Data block —
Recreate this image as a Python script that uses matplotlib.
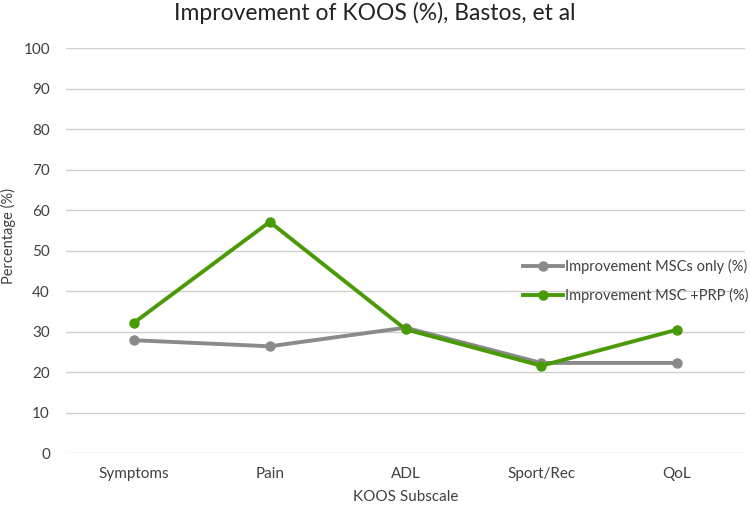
import matplotlib
matplotlib.use("Agg")
import matplotlib.pyplot as plt

categories = ["Symptoms", "Pain", "ADL", "Sport/Rec", "QoL"]
msc_only = [27.9, 26.4, 31.0, 22.3, 22.3]
msc_prp = [32.2, 57.1, 30.6, 21.6, 30.5]
series_names = ["Improvement MSCs only (%)", "Improvement MSC +PRP (%)"]
yticks = [0, 10, 20, 30, 40, 50, 60, 70, 80, 90, 100]

plt.rcParams['font.family'] = ['Lato', 'DejaVu Sans']
txt = '#404040'

fig = plt.figure(figsize=(7.5, 5.11), dpi=100)
ax = fig.add_axes([66/750, 1-453.3/511, (745-66)/750, (453.3-48)/511])

x = list(range(len(categories)))
ax.plot(x, msc_only, color='#8a8a8a', lw=2.8, marker='o', ms=6.5, label=series_names[0], zorder=3)
ax.plot(x, msc_prp, color='#4a9a08', lw=2.8, marker='o', ms=6.5, label=series_names[1], zorder=4)

ax.set_xlim(-0.5, len(categories) - 0.5)
ax.set_ylim(0, 100)
ax.set_yticks(yticks)
ax.set_xticks(x)
ax.set_xticklabels(categories)
ax.grid(axis='y', color='#d0d0d0', lw=1)
ax.set_axisbelow(True)
for s in ax.spines.values():
    s.set_visible(False)
ax.tick_params(axis='both', length=0, labelsize=11, colors=txt)
ax.tick_params(axis='x', pad=10)
ax.tick_params(axis='y', pad=11.5)

ax.set_xlabel("KOOS Subscale", fontsize=11, color=txt, labelpad=6)
ax.set_ylabel("Percentage (%)", fontsize=10.5, color=txt, va='center')
ax.yaxis.set_label_coords(-0.084, 0.536)
fig.suptitle("Improvement of KOOS (%), Bastos, et al", fontsize=16.5, color='#222222', y=0.997)

leg = ax.legend(loc='center right', bbox_to_anchor=(1.005, 0.425), frameon=False,
                fontsize=10.5, handlelength=2.75, handletextpad=0.1, labelspacing=1.0,
                borderaxespad=0, borderpad=0)
for t in leg.get_texts():
    t.set_color(txt)

fig.savefig("out.png", dpi=100)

Exercise task —
Return each line exactly as written. Any picture gets left out.

Answer —
Recreate this image as a Python script that uses matplotlib.
import matplotlib
matplotlib.use("Agg")
import matplotlib.pyplot as plt

categories = ["Symptoms", "Pain", "ADL", "Sport/Rec", "QoL"]
msc_only = [27.9, 26.4, 31.0, 22.3, 22.3]
msc_prp = [32.2, 57.1, 30.6, 21.6, 30.5]
series_names = ["Improvement MSCs only (%)", "Improvement MSC +PRP (%)"]
yticks = [0, 10, 20, 30, 40, 50, 60, 70, 80, 90, 100]

plt.rcParams['font.family'] = ['Lato', 'DejaVu Sans']
txt = '#404040'

fig = plt.figure(figsize=(7.5, 5.11), dpi=100)
ax = fig.add_axes([66/750, 1-453.3/511, (745-66)/750, (453.3-48)/511])

x = list(range(len(categories)))
ax.plot(x, msc_only, color='#8a8a8a', lw=2.8, marker='o', ms=6.5, label=series_names[0], zorder=3)
ax.plot(x, msc_prp, color='#4a9a08', lw=2.8, marker='o', ms=6.5, label=series_names[1], zorder=4)

ax.set_xlim(-0.5, len(categories) - 0.5)
ax.set_ylim(0, 100)
ax.set_yticks(yticks)
ax.set_xticks(x)
ax.set_xticklabels(categories)
ax.grid(axis='y', color='#d0d0d0', lw=1)
ax.set_axisbelow(True)
for s in ax.spines.values():
    s.set_visible(False)
ax.tick_params(axis='both', length=0, labelsize=11, colors=txt)
ax.tick_params(axis='x', pad=10)
ax.tick_params(axis='y', pad=11.5)

ax.set_xlabel("KOOS Subscale", fontsize=11, color=txt, labelpad=6)
ax.set_ylabel("Percentage (%)", fontsize=10.5, color=txt, va='center')
ax.yaxis.set_label_coords(-0.084, 0.536)
fig.suptitle("Improvement of KOOS (%), Bastos, et al", fontsize=16.5, color='#222222', y=0.997)

leg = ax.legend(loc='center right', bbox_to_anchor=(1.005, 0.425), frameon=False,
                fontsize=10.5, handlelength=2.75, handletextpad=0.1, labelspacing=1.0,
                borderaxespad=0, borderpad=0)
for t in leg.get_texts():
    t.set_color(txt)

fig.savefig("out.png", dpi=100)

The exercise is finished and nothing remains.